Sidenote: It breaks my heart that all the great underwater-settings in media are hotbeds of horror scenarios. I think Subnautica broke the mold for this, here's to hoping the next generation of aquanauts take to the depths from that series.
There's the upcoming ONTOS game that looks like Frictional's SOMA successor.
One of my favorite games, and I recommend it to anyone who loves a good existential sci-fi horror. If you are not comfortable with stealth games, it also has a "Safe Mode" where enemies aren't a threat to you if you just want to experience the story.
Spoiler warning for those that havent played--
I forget the details exactly, but one scene stuck with me. It was a screen in one of the labs, where an experiment was running over and over. It was an uploaded consciousness of one of the test subjects, stuck in an interview room. He kept realizing he was trapped in a simulation and would start panicking. The computer would reboot him, trying another sequence to get him to not realize he was an AI. I think you as the player are given the option to turn him off forever, iirc.
There's definitely a short story in Accelerando about this same topic.
SOMA is existentialism 2.0 (wrote about it here https://p.migdal.pl/blog/2019/06/games-in-which-you-walk-and...).
To concepts you menton, I would add grey goo and x-risk.
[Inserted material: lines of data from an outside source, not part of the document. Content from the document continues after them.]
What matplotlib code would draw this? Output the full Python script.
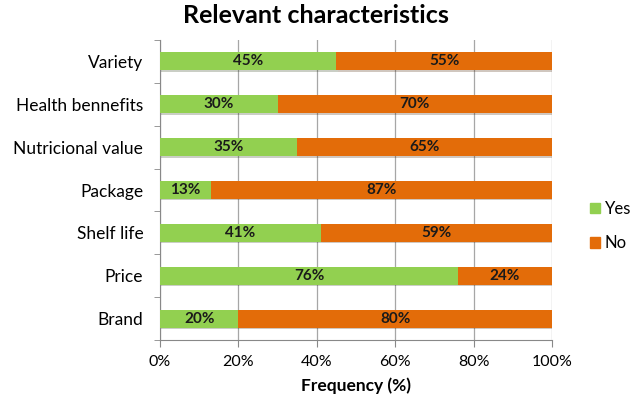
import numpy as np
import matplotlib.pyplot as plt
import matplotlib.patheffects as pe
from matplotlib.patches import Patch

categories = ["Variety", "Health bennefits", "Nutricional value", "Package",
              "Shelf life", "Price", "Brand"]
yes = [45, 30, 35, 13, 41, 76, 20]
no = [55, 70, 65, 87, 59, 24, 80]

groenn = "#92D050"
oransje = "#E36C09"

plt.rcParams['font.family'] = ['Lato', 'DejaVu Sans']

fig = plt.figure(figsize=(6.32, 3.96), dpi=100)
ax = fig.add_axes([160/632, 1 - 340/396, 392/632, 300/396])

y = np.arange(len(categories))[::-1]
skugge = [pe.SimplePatchShadow(offset=(1, -1), alpha=0.25), pe.Normal()]

b1 = ax.barh(y, yes, height=0.42, color=groenn, zorder=3)
b2 = ax.barh(y, no, left=yes, height=0.42, color=oransje, zorder=3)
for b in list(b1) + list(b2):
    b.set_path_effects(skugge)

for yi, v1, v2 in zip(y, yes, no):
    ax.text(v1 / 2, yi, f"{v1}%", ha="center", va="center",
            fontsize=11, fontweight="bold", color="#1a1a1a", zorder=4)
    ax.text(v1 + v2 / 2, yi, f"{v2}%", ha="center", va="center",
            fontsize=11, fontweight="bold", color="#1a1a1a", zorder=4)

ax.set_xlim(0, 100)
ax.set_ylim(-0.5, len(categories) - 0.5)
ax.set_xticks(np.arange(0, 101, 20))
ax.set_xticklabels([f"{v}%" for v in range(0, 101, 20)])
ax.set_yticks(y)
ax.set_yticklabels(categories)
ax.set_yticks(np.arange(-0.5, len(categories), 1), minor=True)
ax.tick_params(axis="y", which="major", length=0, pad=12, labelsize=12.5)
ax.tick_params(axis="y", which="minor", length=4, color="#888888")
ax.tick_params(axis="x", length=5, color="#888888", labelsize=11.5, pad=6)
ax.grid(axis="x", color="#a6a6a6", linewidth=0.9, zorder=0)

for s in ["top", "right"]:
    ax.spines[s].set_visible(False)
for s in ["left", "bottom"]:
    ax.spines[s].set_color("#888888")

ax.set_xlabel("Frequency (%)", fontsize=12.5, fontweight="bold", labelpad=6)
fig.suptitle("Relevant characteristics", fontsize=18, fontweight="bold", y=0.99)

fig.legend(handles=[Patch(color=groenn), Patch(color=oransje)],
           labels=["Yes", "No"], loc="center left",
           bbox_to_anchor=(590/632, 1 - 226/396), frameon=False,
           borderaxespad=0, borderpad=0,
           fontsize=12, handlelength=0.6, handleheight=0.6, handletextpad=0.3,
           labelspacing=1.1)

fig.savefig("out.png", dpi=100)
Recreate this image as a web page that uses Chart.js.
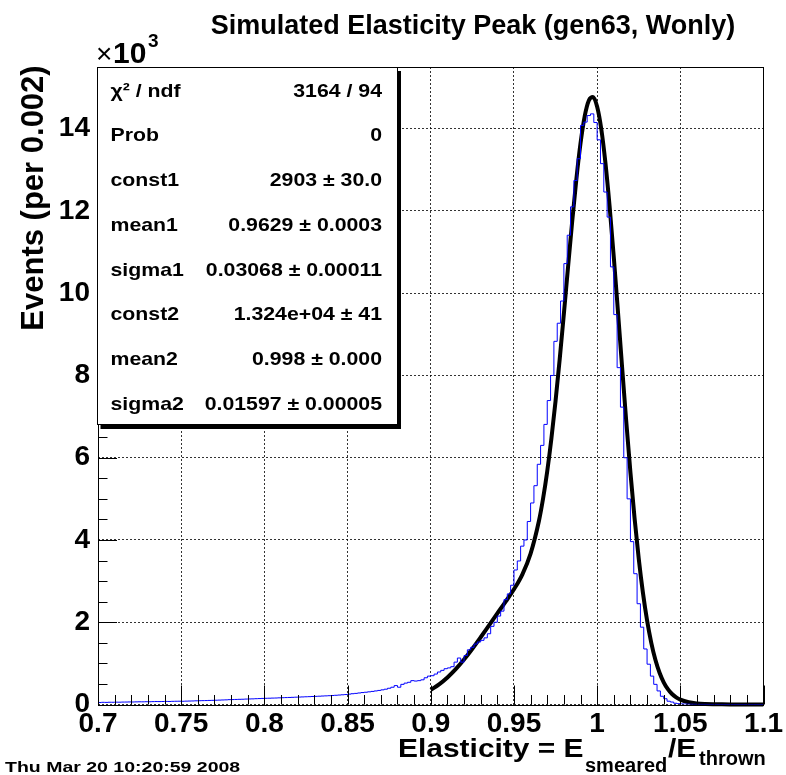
<!DOCTYPE html>
<html>
<head>
<meta charset="utf-8">
<script src="https://cdn.jsdelivr.net/npm/chart.js@4.4.1/dist/chart.umd.min.js"></script>
<style>
html,body{margin:0;padding:0;background:#fff;}
canvas{display:block;}
</style>
</head>
<body>
<canvas id="c" width="786" height="775"></canvas>
<script>
// ---------------- DATA ----------------
const binStart = 0.7;
const binWidth = 0.002;
const counts = [
  50, 48, 53, 51, 55, 54, 57, 56, 59, 60,
  62, 61, 64, 66, 65, 68, 67, 70, 72, 71,
  73, 75, 74, 77, 79, 80, 78, 82, 84, 86,
  90, 92, 94, 96, 99, 101, 104, 107, 110, 113,
  118, 120, 123, 126, 128, 132, 135, 137, 141, 144,
  148, 151, 153, 156, 158, 162, 165, 168, 171, 174,
  178, 181, 184, 188, 191, 195, 198, 202, 206, 210,
  214, 219, 224, 230, 236, 242, 252, 262, 270, 280,
  290, 298, 308, 318, 330, 342, 356, 372, 395, 420,
  460, 420, 490, 520, 540, 580, 570, 580, 600, 650,
  690, 700, 740, 790, 830, 870, 890, 920, 1030, 1130,
  1030, 1190, 1330, 1390, 1470, 1520, 1560, 1620, 1720, 1900,
  2000, 2150, 2270, 2550, 2690, 2900, 3270, 3490, 3850, 4000,
  4450, 4900, 5320, 5840, 6300, 6810, 7390, 8000, 8830, 9270,
  9810, 10720, 11410, 12100, 12740, 13270, 14080, 14160, 14320, 14360,
  14150, 13730, 13150, 12460, 11850, 10640, 9480, 8190, 7230, 6000,
  5000, 3960, 3180, 2450, 1880, 1350, 980, 690, 490, 330,
  200, 140, 80, 60, 30, 20, 15, 10, 8, 5,
  4, 3, 2, 2, 1, 1, 1, 0, 0, 0,
  0, 0, 0, 0, 0, 0, 0, 0, 0, 0
];
const fitX = [0.900,0.905,0.910,0.915,0.920,0.925,0.930,0.935,0.940,0.945,0.950,0.955,0.960,0.965,0.9675,0.970,0.9725,0.975,0.9775,0.980,0.9825,0.985,0.9875,0.990,0.9925,0.995,0.9975,1.000,1.0025,1.005,1.0075,1.010,1.0125,1.015,1.0175,1.020,1.0225,1.025,1.0275,1.030,1.0325,1.035,1.0375,1.040,1.0425,1.045,1.0475,1.050,1.055,1.060,1.065,1.070,1.075,1.080,1.085,1.090,1.095,1.100];
const fitY = [355,489,657,858,1092,1354,1635,1925,2215,2502,2802,3160,3670,4461,5008,5673,6465,7380,8400,9500,10633,11746,12771,13644,14301,14687,14771,14534,13987,13159,12102,10878,9554,8199,6878,5641,4522,3545,2720,2044,1505,1087,772,540,373,255,174,118,55,26,13,7,4,2,1,0.5,0.3,0.1];
const xTicks = [0.7, 0.75, 0.8, 0.85, 0.9, 0.95, 1.0, 1.05, 1.1];
const xTickLabels = ["0.7", "0.75", "0.8", "0.85", "0.9", "0.95", "1", "1.05", "1.1"];
const yTicks = [0, 2000, 4000, 6000, 8000, 10000, 12000, 14000];
const yTickLabels = ["0", "2", "4", "6", "8", "10", "12", "14"];
const xMin = 0.7, xMax = 1.1, xMinorStep = 0.01;
const yMin = 0, yMax = 15500, yMinorStep = 500;
const statLabels = ["χ² / ndf", "Prob", "const1", "mean1", "sigma1", "const2", "mean2", "sigma2"];
const statValues = ["3164 / 94", "0", "2903 ± 30.0", "0.9629 ± 0.0003", "0.03068 ± 0.00011", "1.324e+04 ± 41", "0.998 ± 0.000", "0.01597 ± 0.00005"];
const titleText = "Simulated Elasticity Peak (gen63, Wonly)";
const yTitle = "Events (per 0.002)";
const dateText = "Thu Mar 20 10:20:59 2008";

// ---------------- BUILD ----------------
const histPts = counts.map((c, i) => ({x: binStart + i * binWidth, y: c}));
histPts.push({x: binStart + counts.length * binWidth, y: counts[counts.length - 1]});
const fitPts = fitX.map((x, i) => ({x: x, y: fitY[i]}));

const FONT = '"Liberation Sans", Arial, Helvetica, sans-serif';
function txt(ctx, s, x, y, size, o) {
  o = o || {};
  ctx.save();
  ctx.font = (o.bold === false ? '' : 'bold ') + size + 'px ' + FONT;
  ctx.fillStyle = '#000';
  ctx.textAlign = o.align || 'left';
  ctx.textBaseline = o.baseline || 'alphabetic';
  ctx.translate(x, y);
  if (o.rot) ctx.rotate(o.rot);
  ctx.scale(o.sx || 1, 1);
  ctx.fillText(s, 0, 0);
  ctx.restore();
}

const rootPlugin = {
  id: 'rootDecor',
  afterDatasetsDraw(chart) {
    const ctx = chart.ctx, a = chart.chartArea;
    const xs = chart.scales.x, ys = chart.scales.y;
    ctx.save();
    ctx.strokeStyle = '#000';
    ctx.lineWidth = 1;
    ctx.beginPath();
    const nx = Math.round((xMax - xMin) / xMinorStep);
    for (let i = 0; i <= nx; i++) {
      const v = xMin + i * xMinorStep;
      const major = (i % 5) === 0;
      const px = Math.round(xs.getPixelForValue(v)) + 0.5;
      ctx.moveTo(px, a.bottom);
      ctx.lineTo(px, a.bottom - (major ? 19 : 9.5));
    }
    const ny = Math.round((yMax - yMin) / yMinorStep);
    for (let i = 0; i <= ny; i++) {
      const v = yMin + i * yMinorStep;
      const major = (i % 4) === 0;
      const py = Math.round(ys.getPixelForValue(v)) + 0.5;
      ctx.moveTo(a.left, py);
      ctx.lineTo(a.left + (major ? 19 : 9.5), py);
    }
    ctx.stroke();
    ctx.strokeRect(Math.round(a.left) + 0.5, Math.round(a.top) + 0.5, Math.round(a.right - a.left) - 1, Math.round(a.bottom - a.top));
    ctx.restore();
  },
  afterDraw(chart) {
    const ctx = chart.ctx, a = chart.chartArea;
    // stats box
    const bx = a.left - 1.5, by = a.top, bw = 300.5, bh = 358;
    ctx.save();
    ctx.fillStyle = '#000';
    ctx.fillRect(bx + 4, by + 4, bw, bh);
    ctx.fillStyle = '#fff';
    ctx.fillRect(bx, by, bw, bh);
    ctx.strokeStyle = '#000';
    ctx.lineWidth = 1;
    ctx.strokeRect(Math.round(bx) + 0.5, Math.round(by) + 0.5, Math.round(bw) - 1, Math.round(bh) - 1);
    ctx.restore();
    const rowH = bh / statLabels.length;
    for (let i = 0; i < statLabels.length; i++) {
      const cy = by + rowH * (i + 0.5) + 2;
      txt(ctx, statLabels[i], bx + 14, cy, 19, {baseline: 'middle', sx: 1.12});
      txt(ctx, statValues[i], bx + bw - 15, cy, 19, {baseline: 'middle', align: 'right', sx: 1.12});
    }
    // title
    txt(ctx, titleText, 473, 33.5, 27, {align: 'center'});
    // x10^3
    txt(ctx, '×', 96, 63, 28, {bold: false});
    txt(ctx, '10', 113, 63, 30);
    txt(ctx, '3', 148, 46.5, 19);
    // y title
    txt(ctx, yTitle, 43, 198, 31, {align: 'center', rot: -Math.PI / 2});
    // x title
    txt(ctx, 'Elasticity = E', 398, 757, 26.5, {sx: 1.13});
    txt(ctx, 'smeared', 585, 772, 20);
    txt(ctx, '/E', 668, 757, 26.5, {sx: 1.13});
    txt(ctx, 'thrown', 699, 765, 20);
    // date
    txt(ctx, dateText, 5, 772, 15, {sx: 1.3});
  }
};

function fixTicks(vals, lo, hi) {
  return (s) => {
    s.ticks = vals.map(v => ({value: v}));
    s.min = lo;
    s.max = hi;
  };
}

new Chart(document.getElementById('c'), {
  type: 'line',
  data: {
    datasets: [
      {
        label: 'hist',
        data: histPts,
        stepped: 'after',
        borderColor: '#0000ff',
        borderWidth: 1,
        pointRadius: 0,
        fill: false,
        tension: 0
      },
      {
        label: 'fit',
        data: fitPts,
        borderColor: '#000000',
        borderWidth: 4,
        pointRadius: 0,
        fill: false,
        cubicInterpolationMode: 'monotone',
        clip: {left: 0, right: 0, top: 0, bottom: 3}
      }
    ]
  },
  options: {
    responsive: false,
    animation: false,
    devicePixelRatio: 1,
    layout: {padding: {top: 67, right: 20, left: 0, bottom: 0}},
    plugins: {legend: {display: false}, tooltip: {enabled: false}, title: {display: false}},
    scales: {
      x: {
        type: 'linear',
        bounds: 'data',
        min: xMin, max: xMax,
        afterBuildTicks: fixTicks(xTicks, xMin, xMax),
        afterFit: (s) => { s.height = 70.5; },
        grid: {display: true, color: 'rgba(0,0,0,0.8)', lineWidth: 1, drawTicks: false},
        border: {display: false, dash: [2, 2]},
        ticks: {
          maxRotation: 0, minRotation: 0,
          autoSkip: false,
          padding: 3,
          color: '#000',
          font: {family: FONT, size: 28, weight: 'bold'},
          callback: (v, i) => xTickLabels[i]
        }
      },
      y: {
        type: 'linear',
        bounds: 'data',
        min: yMin, max: yMax,
        afterBuildTicks: fixTicks(yTicks, yMin, yMax),
        afterFit: (s) => { s.width = 98; },
        grid: {display: true, color: 'rgba(0,0,0,0.8)', lineWidth: 1, drawTicks: false},
        border: {display: false, dash: [2, 2]},
        ticks: {
          padding: 8,
          color: '#000',
          font: {family: FONT, size: 28, weight: 'bold'},
          callback: (v, i) => yTickLabels[i]
        }
      }
    }
  },
  plugins: [rootPlugin]
});
</script>
</body>
</html>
The same theme was present in season 2 of Raised By Wolves. (RIP my favorite show in some years)
I just love this game. So many good things about it. Not only the one about AI you mentioned, also the issue of consciousness and the self. I simply love how the game tackles this in a way that can only be done with an interactive first person PoV.
Also, I just love this phrase:
> "I woke up in my bed today... a hundred years ago."